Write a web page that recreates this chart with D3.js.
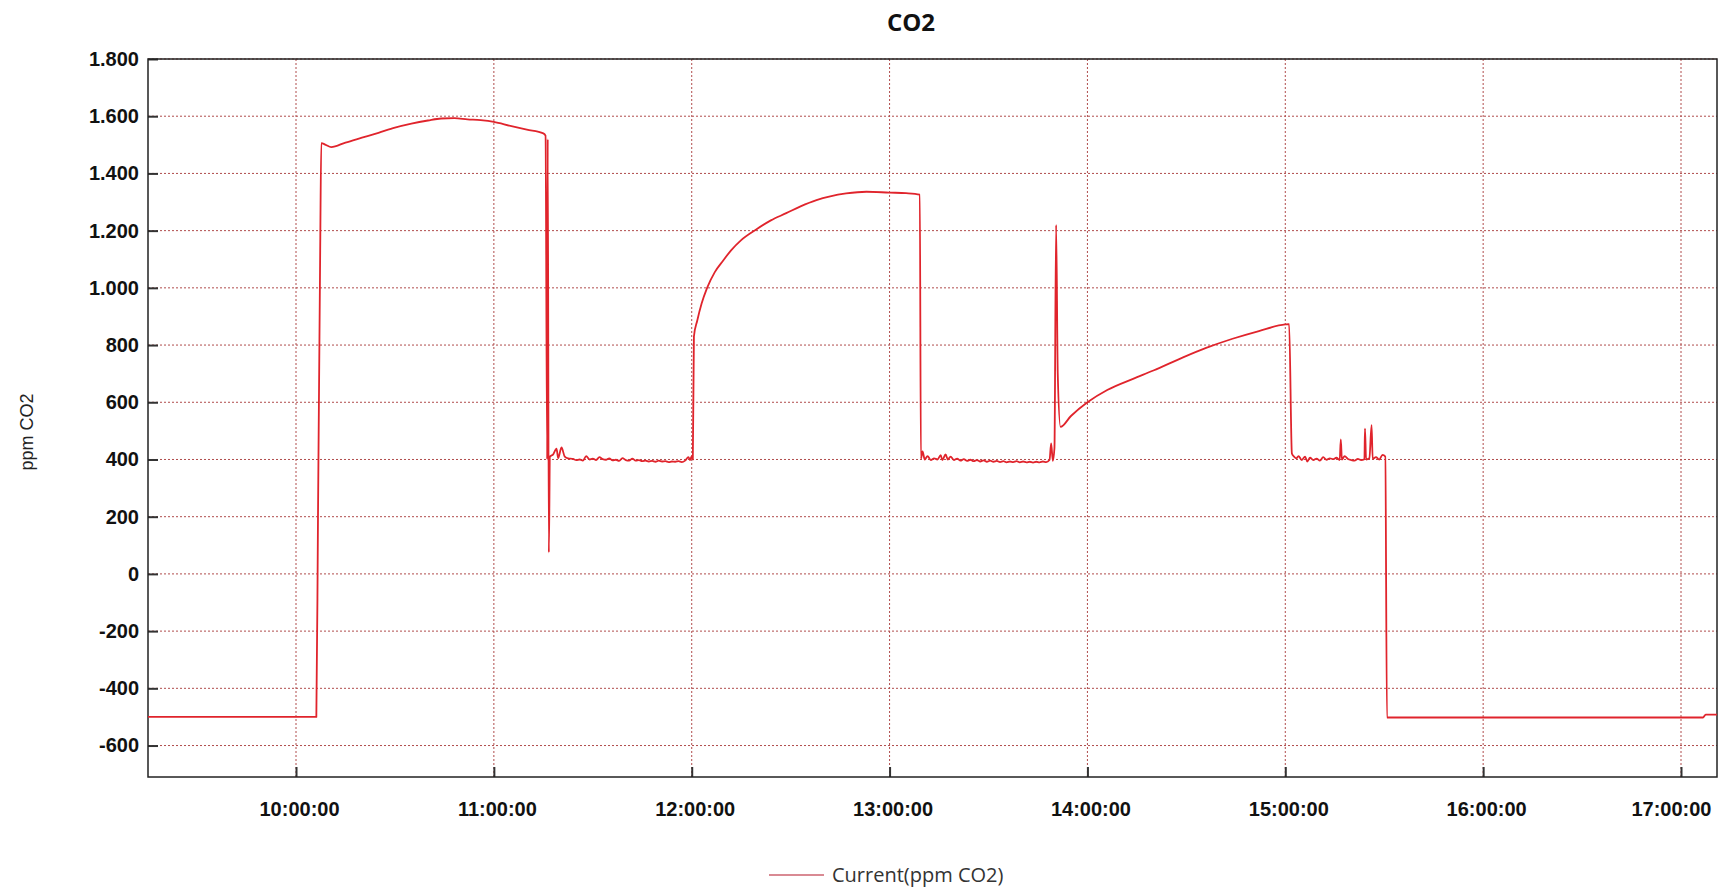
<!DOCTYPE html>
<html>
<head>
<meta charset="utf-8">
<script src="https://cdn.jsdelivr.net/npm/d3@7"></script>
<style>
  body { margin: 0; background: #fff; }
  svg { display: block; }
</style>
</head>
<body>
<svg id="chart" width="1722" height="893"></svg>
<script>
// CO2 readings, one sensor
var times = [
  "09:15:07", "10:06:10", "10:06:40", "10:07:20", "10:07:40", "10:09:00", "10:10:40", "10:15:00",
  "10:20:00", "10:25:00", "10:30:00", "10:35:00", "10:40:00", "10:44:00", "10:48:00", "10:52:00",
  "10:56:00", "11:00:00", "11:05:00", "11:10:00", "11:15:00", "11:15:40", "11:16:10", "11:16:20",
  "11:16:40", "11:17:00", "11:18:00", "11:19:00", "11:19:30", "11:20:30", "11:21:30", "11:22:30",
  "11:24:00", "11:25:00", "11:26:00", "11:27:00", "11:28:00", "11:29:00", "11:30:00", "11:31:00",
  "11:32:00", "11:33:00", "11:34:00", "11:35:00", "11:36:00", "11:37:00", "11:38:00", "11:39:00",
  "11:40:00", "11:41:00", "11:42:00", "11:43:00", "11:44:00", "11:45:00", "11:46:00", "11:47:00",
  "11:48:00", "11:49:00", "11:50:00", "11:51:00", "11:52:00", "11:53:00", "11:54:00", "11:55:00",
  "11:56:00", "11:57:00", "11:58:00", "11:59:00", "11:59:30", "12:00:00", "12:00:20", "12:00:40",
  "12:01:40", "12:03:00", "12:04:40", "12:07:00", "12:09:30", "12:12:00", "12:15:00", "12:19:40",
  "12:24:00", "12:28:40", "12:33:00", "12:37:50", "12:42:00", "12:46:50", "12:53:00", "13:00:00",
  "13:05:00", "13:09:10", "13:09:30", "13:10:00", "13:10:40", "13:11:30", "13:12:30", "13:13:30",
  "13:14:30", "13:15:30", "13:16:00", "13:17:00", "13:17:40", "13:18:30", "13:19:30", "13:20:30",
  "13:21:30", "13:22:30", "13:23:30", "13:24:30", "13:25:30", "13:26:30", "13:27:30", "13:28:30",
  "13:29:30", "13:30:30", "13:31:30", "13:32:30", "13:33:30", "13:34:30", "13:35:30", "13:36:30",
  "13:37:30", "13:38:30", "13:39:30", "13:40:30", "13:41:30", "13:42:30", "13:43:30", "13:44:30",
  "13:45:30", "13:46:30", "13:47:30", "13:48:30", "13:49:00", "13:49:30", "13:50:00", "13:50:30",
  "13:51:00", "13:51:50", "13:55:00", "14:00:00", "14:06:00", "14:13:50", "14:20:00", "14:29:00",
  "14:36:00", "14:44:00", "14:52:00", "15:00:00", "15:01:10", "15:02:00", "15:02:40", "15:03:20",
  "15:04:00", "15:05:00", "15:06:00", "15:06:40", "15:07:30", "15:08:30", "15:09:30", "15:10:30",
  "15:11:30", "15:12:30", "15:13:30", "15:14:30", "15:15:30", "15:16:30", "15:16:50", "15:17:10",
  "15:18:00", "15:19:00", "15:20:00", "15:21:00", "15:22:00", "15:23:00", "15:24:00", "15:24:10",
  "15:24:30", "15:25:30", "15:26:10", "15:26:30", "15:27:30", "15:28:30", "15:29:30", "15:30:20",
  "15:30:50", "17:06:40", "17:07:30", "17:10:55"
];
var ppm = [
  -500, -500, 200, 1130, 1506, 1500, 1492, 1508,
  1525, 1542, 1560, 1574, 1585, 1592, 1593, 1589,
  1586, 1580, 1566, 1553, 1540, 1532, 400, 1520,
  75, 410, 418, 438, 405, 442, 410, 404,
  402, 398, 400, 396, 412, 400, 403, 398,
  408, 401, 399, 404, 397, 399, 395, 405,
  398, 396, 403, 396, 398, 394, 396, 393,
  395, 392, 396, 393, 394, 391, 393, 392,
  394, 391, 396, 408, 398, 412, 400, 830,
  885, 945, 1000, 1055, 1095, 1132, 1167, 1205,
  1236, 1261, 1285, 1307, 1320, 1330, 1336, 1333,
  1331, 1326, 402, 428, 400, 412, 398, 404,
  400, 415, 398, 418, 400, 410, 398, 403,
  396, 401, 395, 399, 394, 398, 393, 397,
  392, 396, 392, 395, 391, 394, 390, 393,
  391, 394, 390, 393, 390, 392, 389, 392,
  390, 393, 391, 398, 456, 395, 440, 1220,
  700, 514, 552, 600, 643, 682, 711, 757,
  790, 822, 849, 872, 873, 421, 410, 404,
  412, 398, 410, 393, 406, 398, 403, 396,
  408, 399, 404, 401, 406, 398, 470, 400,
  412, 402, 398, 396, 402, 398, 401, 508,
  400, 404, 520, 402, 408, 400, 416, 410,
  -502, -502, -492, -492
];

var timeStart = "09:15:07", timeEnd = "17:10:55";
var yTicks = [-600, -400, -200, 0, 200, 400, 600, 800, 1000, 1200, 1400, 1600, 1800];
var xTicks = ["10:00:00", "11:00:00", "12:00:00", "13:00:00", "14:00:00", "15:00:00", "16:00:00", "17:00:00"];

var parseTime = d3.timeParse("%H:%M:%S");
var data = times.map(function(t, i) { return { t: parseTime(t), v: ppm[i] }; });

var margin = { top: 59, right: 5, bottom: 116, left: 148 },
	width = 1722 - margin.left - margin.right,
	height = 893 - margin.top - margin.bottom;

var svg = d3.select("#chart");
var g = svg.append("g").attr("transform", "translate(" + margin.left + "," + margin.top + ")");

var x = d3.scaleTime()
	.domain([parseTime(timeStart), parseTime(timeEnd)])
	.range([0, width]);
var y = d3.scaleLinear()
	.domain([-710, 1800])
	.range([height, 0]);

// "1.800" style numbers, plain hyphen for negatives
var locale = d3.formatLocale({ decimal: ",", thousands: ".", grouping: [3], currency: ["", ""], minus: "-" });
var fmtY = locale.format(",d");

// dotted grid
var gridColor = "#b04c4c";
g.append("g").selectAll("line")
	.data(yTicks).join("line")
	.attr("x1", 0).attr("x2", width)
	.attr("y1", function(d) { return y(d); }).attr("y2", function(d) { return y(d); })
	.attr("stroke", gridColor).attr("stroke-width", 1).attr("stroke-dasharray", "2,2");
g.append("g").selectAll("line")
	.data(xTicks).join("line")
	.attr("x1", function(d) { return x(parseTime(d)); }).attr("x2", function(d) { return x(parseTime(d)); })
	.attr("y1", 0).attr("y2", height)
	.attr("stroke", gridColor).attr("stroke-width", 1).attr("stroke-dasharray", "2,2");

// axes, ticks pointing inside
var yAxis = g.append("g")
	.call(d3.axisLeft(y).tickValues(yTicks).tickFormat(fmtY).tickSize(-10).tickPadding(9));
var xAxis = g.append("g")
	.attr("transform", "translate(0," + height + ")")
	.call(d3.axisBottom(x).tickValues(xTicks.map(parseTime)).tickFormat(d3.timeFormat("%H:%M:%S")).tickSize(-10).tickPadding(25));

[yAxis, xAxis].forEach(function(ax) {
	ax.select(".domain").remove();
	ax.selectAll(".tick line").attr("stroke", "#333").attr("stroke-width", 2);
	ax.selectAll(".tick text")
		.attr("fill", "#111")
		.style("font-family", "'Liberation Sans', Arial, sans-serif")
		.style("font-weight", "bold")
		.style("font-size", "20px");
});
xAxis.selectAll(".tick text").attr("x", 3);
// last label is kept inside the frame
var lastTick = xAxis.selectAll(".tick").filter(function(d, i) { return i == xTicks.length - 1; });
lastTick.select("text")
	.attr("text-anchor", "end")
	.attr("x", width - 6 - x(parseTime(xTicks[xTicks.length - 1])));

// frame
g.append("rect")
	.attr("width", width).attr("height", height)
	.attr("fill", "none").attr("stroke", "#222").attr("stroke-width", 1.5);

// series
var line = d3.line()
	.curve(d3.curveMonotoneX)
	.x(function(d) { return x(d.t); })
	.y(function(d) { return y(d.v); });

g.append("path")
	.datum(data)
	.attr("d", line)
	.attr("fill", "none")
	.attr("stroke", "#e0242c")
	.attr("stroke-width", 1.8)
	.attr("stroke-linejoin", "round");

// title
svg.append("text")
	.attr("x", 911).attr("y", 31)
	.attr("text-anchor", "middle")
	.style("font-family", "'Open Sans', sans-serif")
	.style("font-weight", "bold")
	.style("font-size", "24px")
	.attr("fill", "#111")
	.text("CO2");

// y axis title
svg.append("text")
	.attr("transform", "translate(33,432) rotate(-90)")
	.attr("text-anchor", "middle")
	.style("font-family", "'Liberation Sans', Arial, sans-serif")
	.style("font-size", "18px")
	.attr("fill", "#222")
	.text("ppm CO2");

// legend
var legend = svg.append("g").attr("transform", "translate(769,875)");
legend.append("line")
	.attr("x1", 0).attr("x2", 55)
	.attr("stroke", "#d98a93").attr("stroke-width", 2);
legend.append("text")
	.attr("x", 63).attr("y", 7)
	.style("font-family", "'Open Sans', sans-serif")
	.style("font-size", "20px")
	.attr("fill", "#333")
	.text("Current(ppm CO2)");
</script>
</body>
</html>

[GOAL]: Extract all lines containing the word "chart".

[EXERCISE RESULT]:
Write a web page that recreates this chart with D3.js.
<svg id="chart" width="1722" height="893"></svg>
var svg = d3.select("#chart");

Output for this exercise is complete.